While the game is played by all ages, it skews to seniors, which is fine with Joan Collins, 71, an active tennis player and croquet aficionada. “The tennis court gets bigger as you get older,” she observed wryly.
The group of 12 to 15 playing on Thursday morning were mostly fit seniors with backgrounds in racquet sports. But not all. “This is an easy sport to learn. You can develop some proficiency pretty quickly. I’ll get someone who’s never played, and they will be playing competitively within a couple of sessions,” said Jay Schofield, retired phys. ed. teacher at Martha’s Vineyard Regional High School.
Mr. Schofield is generally credited with bringing pickleball to the Island in the 1980s, incorporating it into his teaching regimen. “We were called the pickleball capital of Massachusetts because we were the first school to have it,” Mr. Schofield said of the sport he and MVRHS colleague Nancy Shemet introduced here.
“Kids and teenagers love it.

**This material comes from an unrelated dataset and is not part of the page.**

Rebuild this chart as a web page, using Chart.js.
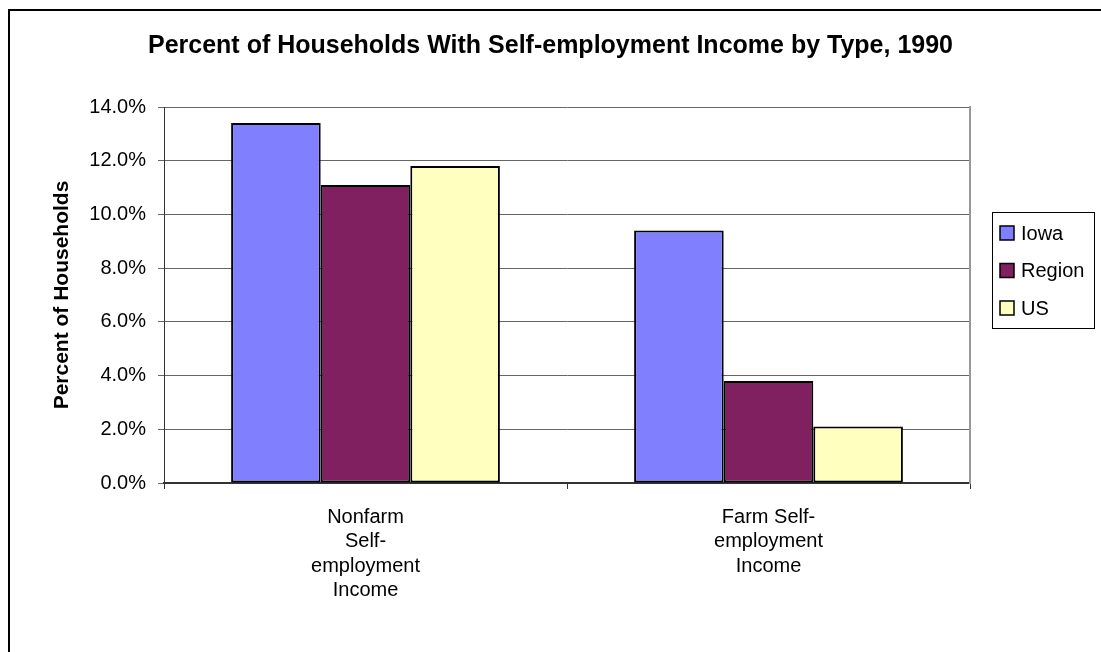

We have people playing from 9 years old to 89,” he said, gesturing to Ms. Thompson. For her part, Ms. Thompson, with decades of tennis experience, regards pickleball as the bomb. “My friend Pat Crosson and I began playing in the past spring. We love it,” she said. Ms. Crosson is not a tennis vet, but took to pickleball like a natural. “It took me about three times to learn how to hit the ball and about three months to become a competitive player. I’d forgotten how much fun it is to play competitive sports,” she said.
Ms. Thompson is a daily congregant at the three dedicated pickleball courts, presciently included by the town of Oak Bluffs in the makeover of its athletic complex at Niantic Park. A fourth dedicated court is under construction in Vineyard Haven near the basketball courts at Memorial Park.
“We have about 20 to 25 regulars, though in the summer we’ve had up to 100 players here on a given day,” said Steve Auerbach, another devotee, and a ceaseless promoter of the sport on the Island.
“In the winter, we play mornings at the Boys and Girls Club in Edgartown, before the kids get out of school,” he said.
Pickleball may be attracting so many players because while it’s fast and rewards skill, it’s a joyful, social sport with a name that discourages people from taking themselves, or winning, too seriously. And like a lot of Americans and their pursuits, it’s an amalgam of several sports.
“The story of the name may be a myth, but the game grew out of a family gathering in the late 1960s in Seattle. There was a tennis court but no rackets, so players used Ping-Pong rackets and Ping-Pong balls, which bounced well on the hard surface. Their dog chased errant shots. His name was Pickles, so they called it Pickleball,” Mr. Schofield recounted.
The USAPA cites that origin, and another offbeat possibility that the name came for a crewing term in which boats rowed by leftover oarsmen were called “pickle boats.”
Nancy and Burke Stinson were visiting the Island and showed up on Thursday after finding pickleball online. “I first saw it years ago at a gym in Alberta, Canada, walking past the gym and hearing that ‘pock’ sound the ball makes. I went in to investigate, and I was playing in my socks a few minutes later,” he grinned.
“It’s great because most of us are not out to win, to try to make up for lost opportunities in youth. People are supportive in this sport,” he said.
Pickleball is played in all 50 states and in 13 countries, according to the USAPA. Player Nancy Stinson has made it a way of life wherever she goes. “We look for it online, and no matter where we end up, we find ourselves laughing with people we’ve met just a few minutes earlier,” she said.
“We’ve got extra racquets, everybody is welcome, and I love teaching this sport,” Mr. Schofield said.